P-value of intercept = 0 meaning? Can age be independent var in simple regression?

#1
Hi I recently got into statistics... I am not too sure if this is the correct place to ask, I have included pictures as well
  1. Can I test "age of used vehicle" as independent variable against "selling price" as dependent variable in a simple linear regression?
  2. Is my residual plot as shown weird in any way? because "age" in my dataset only have values from 0 to 25 , I was wondering if it would be okay ( as values generally line up vertically) compared to when i use other variables such as " mileage" where the residual plot seems more scattered and do not line up ...
  3. My p-value of intercept is 0, is that considered significant and okay , or is there something wrong?
Thank you in advance
 

Attachments

hlsmith

Less is more. Stay pure. Stay poor.
#2
Given your sample size, everything seems fine. A q-q plot of residuals would also be nice. The model seems fine given age predicts price not price predicts age.

The significant intercept, just means that the average price of a brand new car (age =0) is not equal to zero. Which makes sense right? You have a couple of cars that don't completely fit the model (larger residuals), but the sample size is reasonable. You could always look up the cars which irregular residuals and try to figure out why and add that variable to the model.

Welcome to the forum.
 

Miner

TS Contributor
#3
The vertical lines are caused by the fact that age is probably in integer form rather than truly continuous. That causes the residuals to group together on the x-axis rather than spread out.
 
#4
Given your sample size, everything seems fine. A q-q plot of residuals would also be nice. The model seems fine given age predicts price not price predicts age.

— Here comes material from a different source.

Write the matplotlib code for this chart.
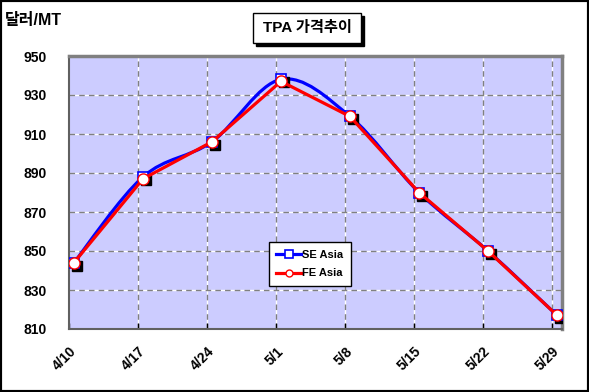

The significant intercept, just means that the average price of a brand new car (age =0) is not equal to zero. Which makes sense right? You have a couple of cars that don't completely fit the model (larger residuals), but the sample size is reasonable. You could always look up the cars which irregular residuals and try to figure out why and add that variable to the model.

Welcome to the forum.
Thank you! Does this mean my residual plot fulfills the assumption of linearity as well? I am also quite worried about the outlier ( 25 yrs old car) , should it have been removed or kept ? I read online that outliers should not be removed unless its a clear error.
 
#5
The vertical lines are caused by the fact that age is probably in integer form rather than truly continuous. That causes the residuals to group together on the x-axis rather than spread out.
Thank you for the reply.
Such a residual plot is fine right for a simple linear regression?
 

hlsmith

Less is more. Stay pure. Stay poor.
#6
Yeah, you shouldn't remove outliers unless they are erroneous. But in your set, if you have just one car that is 8 years older than the next oldest car - I would drop it and report that if disseminating your results. Also, per @miners comment, the residuals clustered on years is what it is, and unless you know the day it was sold - they will be that way. Not a real issue for the model.
 
#7
Yeah, you shouldn't remove outliers unless they are erroneous. But in your set, if you have just one car that is 8 years older than the next oldest car - I would drop it and report that if disseminating your results. Also, per @miners comment, the residuals clustered on years is what it is, and unless you know the day it was sold - they will be that way. Not a real issue for the model.
Would it be correct to just leave the outlier in but I just write something like "Hey! thats an outlier, an interesting find , hopefully future analysis could be done with bigger sample size to find out more" ?
Edit: or would it be better to remove outliers and re run?
 
Last edited:

hlsmith

Less is more. Stay pure. Stay poor.
#8
You have a large enough sample that it shouldn't come into play - however, at times outliers at the end of a fit can have 'leverage'. I would fit the model with and without it and see if anything changes. If estimates shift and you get a better fit, I would remove and document it.
 

Miner

TS Contributor
#9
Thank you for the reply.
Such a residual plot is fine right for a simple linear regression?
From years of hands-on application in industry, I would say yes, it is fine. Statistical purists will probably disagree, but I have found in the real world, you can safely bend (not break) a lot of assumptions. However, in industrial statistics, I can also verify what works in practice. In more theoretical disciplines, they cannot do that and must adhere more closely to the assumptions.
 

Miner

TS Contributor
#10
Would it be correct to just leave the outlier in but I just write something like "Hey! thats an outlier, an interesting find , hopefully future analysis could be done with bigger sample size to find out more" ?
Edit: or would it be better to remove outliers and re run?
This outlier is an indication that as the cars get that old, the linear portion of the regression becomes nonlinear (starting around 10 years) and asymptotic to zero. Car prices cannot go negative. For classic cars the value may even increase as it gets older.